Republicans like to point out that while they lost the presidency and seats in both chambers of Congress in 2012, their party continues to hold governorships in 30 states, including nine of the country’s 12 largest states.
But most of those governors — 23 to be exact — were elected in 2010, a great GOP year that doesn’t reflect the nation’s (or many states’) political fundamentals. (That number includes Utah’s Gary R. Herbert, who ran in a special election in 2010 and again in 2012.)
If Democrats can win a number of these big-state governorships, even if they don’t take back the U.S. House, it could well bolster the narrative of Democratic momentum leading up to the 2016 elections. It also would put Democrats in the position to retain those governorships four years later, in 2018, when states will select governors who will play a role in the next round of congressional redistricting.
Vulnerable Republican governors in four of the 10 largest states — Florida, Pennsylvania, Ohio and Michigan — give Democrats obvious targets, as well as the bragging rights that go along with any victories.
For the GOP, holding on to at least three of the states’ top office is imperative. But that won’t be an easy task.
Florida GOP Gov.

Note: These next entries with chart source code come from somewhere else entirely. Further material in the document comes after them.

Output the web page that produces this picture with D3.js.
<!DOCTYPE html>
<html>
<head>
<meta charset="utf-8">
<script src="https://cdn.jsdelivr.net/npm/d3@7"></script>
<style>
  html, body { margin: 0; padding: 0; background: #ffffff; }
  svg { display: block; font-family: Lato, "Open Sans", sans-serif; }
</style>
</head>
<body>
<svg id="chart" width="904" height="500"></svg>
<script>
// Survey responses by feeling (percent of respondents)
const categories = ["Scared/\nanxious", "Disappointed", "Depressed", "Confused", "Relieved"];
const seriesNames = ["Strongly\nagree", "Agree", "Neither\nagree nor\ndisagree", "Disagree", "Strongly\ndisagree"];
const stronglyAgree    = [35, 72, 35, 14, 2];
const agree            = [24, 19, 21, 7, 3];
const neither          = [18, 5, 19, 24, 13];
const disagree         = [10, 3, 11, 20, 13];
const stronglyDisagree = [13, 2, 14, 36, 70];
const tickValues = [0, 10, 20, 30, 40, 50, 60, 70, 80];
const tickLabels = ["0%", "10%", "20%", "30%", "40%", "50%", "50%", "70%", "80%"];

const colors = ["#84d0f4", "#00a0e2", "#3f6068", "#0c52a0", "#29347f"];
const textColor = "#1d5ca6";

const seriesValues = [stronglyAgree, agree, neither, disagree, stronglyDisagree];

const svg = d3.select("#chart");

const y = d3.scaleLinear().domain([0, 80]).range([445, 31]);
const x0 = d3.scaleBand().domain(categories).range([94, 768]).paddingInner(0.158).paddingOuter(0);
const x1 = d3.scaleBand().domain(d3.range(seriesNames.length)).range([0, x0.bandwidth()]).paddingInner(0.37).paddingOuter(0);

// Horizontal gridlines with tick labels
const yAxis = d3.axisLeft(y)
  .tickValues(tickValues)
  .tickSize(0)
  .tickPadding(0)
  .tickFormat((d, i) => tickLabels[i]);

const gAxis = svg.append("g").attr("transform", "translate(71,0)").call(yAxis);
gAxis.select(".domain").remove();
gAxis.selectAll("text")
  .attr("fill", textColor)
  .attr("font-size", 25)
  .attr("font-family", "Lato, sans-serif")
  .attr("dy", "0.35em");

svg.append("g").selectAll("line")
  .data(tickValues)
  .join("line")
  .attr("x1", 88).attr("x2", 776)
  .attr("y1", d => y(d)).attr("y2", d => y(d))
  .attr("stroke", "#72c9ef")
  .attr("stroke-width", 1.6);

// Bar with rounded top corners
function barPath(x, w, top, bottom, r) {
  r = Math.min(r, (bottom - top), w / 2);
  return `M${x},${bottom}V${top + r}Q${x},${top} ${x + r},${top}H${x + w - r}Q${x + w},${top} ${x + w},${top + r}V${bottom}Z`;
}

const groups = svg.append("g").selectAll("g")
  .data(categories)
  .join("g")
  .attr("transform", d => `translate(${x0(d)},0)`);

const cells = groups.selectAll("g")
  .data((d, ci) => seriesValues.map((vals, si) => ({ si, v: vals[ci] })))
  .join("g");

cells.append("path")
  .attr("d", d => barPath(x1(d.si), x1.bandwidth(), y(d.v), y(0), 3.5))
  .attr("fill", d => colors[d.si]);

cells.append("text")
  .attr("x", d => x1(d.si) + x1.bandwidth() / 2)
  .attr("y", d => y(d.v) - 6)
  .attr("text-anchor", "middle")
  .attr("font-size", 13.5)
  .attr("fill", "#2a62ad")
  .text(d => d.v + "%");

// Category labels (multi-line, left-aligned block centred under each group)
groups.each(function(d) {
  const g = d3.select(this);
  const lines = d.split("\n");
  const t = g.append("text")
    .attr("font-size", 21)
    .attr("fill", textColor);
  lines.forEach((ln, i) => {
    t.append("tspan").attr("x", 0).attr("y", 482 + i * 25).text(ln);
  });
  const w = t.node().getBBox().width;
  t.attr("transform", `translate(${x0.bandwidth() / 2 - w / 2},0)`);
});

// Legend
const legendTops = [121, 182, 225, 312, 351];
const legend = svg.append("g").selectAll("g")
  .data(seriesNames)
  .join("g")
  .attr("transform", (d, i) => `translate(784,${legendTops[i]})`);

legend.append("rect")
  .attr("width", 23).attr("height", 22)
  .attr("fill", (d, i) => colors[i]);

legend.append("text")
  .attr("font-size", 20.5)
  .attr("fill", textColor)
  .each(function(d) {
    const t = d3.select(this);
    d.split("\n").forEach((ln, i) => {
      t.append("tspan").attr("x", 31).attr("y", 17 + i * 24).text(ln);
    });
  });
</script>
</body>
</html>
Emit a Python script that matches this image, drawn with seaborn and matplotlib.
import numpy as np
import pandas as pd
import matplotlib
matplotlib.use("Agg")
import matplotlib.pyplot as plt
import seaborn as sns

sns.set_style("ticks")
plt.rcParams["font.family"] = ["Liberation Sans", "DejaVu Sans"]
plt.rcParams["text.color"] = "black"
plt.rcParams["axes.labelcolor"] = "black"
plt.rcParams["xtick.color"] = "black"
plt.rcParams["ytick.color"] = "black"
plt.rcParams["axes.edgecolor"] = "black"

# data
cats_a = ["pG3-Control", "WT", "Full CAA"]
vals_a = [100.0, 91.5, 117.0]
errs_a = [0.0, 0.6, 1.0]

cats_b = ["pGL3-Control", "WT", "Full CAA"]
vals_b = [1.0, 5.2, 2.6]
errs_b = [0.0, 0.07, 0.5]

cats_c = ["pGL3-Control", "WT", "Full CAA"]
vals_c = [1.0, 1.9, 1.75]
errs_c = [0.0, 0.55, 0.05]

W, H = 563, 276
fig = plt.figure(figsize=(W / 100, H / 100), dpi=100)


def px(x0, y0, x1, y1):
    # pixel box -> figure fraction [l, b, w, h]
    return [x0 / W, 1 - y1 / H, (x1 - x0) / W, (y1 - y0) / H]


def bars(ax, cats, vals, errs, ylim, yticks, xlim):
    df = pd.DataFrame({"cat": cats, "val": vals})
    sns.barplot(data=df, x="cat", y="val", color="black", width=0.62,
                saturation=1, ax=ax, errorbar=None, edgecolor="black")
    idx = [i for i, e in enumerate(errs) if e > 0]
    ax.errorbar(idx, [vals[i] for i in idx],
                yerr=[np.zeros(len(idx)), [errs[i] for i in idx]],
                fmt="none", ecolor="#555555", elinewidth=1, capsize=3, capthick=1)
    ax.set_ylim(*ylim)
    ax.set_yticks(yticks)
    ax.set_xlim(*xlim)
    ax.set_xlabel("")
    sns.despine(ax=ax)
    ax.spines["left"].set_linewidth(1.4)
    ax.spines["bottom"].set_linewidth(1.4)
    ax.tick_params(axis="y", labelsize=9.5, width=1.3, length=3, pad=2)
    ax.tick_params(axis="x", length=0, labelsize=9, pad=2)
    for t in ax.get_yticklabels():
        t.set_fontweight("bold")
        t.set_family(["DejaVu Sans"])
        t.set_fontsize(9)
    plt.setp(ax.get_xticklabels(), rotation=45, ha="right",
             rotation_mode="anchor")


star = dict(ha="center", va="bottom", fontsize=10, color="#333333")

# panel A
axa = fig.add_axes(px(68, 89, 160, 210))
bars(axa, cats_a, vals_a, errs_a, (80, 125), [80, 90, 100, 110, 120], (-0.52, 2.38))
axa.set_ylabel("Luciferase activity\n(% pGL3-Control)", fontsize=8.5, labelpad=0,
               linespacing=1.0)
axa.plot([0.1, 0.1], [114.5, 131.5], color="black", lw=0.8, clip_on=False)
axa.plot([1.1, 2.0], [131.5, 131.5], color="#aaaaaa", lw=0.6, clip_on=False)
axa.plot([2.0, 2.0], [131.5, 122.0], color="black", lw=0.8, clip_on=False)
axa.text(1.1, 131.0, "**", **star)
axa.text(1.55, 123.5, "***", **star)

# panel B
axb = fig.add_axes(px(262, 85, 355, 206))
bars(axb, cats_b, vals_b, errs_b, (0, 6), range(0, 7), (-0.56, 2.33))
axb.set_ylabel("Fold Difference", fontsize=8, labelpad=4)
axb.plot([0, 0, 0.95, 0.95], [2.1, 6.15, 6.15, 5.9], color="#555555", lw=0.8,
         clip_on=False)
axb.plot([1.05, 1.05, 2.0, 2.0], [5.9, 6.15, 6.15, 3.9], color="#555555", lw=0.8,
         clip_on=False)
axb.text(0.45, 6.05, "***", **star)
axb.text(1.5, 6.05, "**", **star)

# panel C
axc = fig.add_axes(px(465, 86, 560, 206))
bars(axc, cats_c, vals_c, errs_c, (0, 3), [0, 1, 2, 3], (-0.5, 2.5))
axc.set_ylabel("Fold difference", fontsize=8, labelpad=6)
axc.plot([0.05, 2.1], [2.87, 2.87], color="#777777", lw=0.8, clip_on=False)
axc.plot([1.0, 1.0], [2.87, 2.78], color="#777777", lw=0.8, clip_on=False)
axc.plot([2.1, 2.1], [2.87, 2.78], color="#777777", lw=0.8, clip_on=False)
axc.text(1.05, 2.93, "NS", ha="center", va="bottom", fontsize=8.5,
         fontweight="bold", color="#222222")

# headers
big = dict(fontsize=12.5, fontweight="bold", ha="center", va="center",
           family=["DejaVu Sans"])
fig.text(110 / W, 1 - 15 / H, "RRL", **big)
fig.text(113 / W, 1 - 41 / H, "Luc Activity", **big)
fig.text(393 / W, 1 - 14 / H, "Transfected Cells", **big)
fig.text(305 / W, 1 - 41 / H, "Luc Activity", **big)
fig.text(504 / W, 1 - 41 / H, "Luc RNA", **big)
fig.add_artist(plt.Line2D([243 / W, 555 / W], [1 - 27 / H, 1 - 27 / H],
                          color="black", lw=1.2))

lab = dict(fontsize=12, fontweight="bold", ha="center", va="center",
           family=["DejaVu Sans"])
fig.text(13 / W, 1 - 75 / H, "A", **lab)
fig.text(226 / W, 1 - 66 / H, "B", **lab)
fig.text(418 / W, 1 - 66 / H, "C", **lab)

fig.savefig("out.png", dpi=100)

Rick Scott surprised some observers four years ago when he defeated the state’s chief financial officer, Alex Sink, by a little more than 1 point.
Scott, who had never held an elected office, survived a tough primary against state attorney general Bill McCollum, while Sink had only a nuisance primary for the Democratic nomination.
But Scott’s poll numbers have been lousy almost since he took office, with a January 2013 survey from Democratic firm Public Policy Polling putting his job approval at a very weak 33 percent and showing him trailing both Sink and former Gov. Charlie Crist, who recently became a Democrat, in general-election trial heats. Other private polls show the governor better positioned but still clearly vulnerable.
Scott recently agreed to expand coverage of his state’s Medicaid plan, taking advantage of federal funding under the new health care law. But Republican legislators are fighting his decision, which could affect the governor’s positioning for re-election.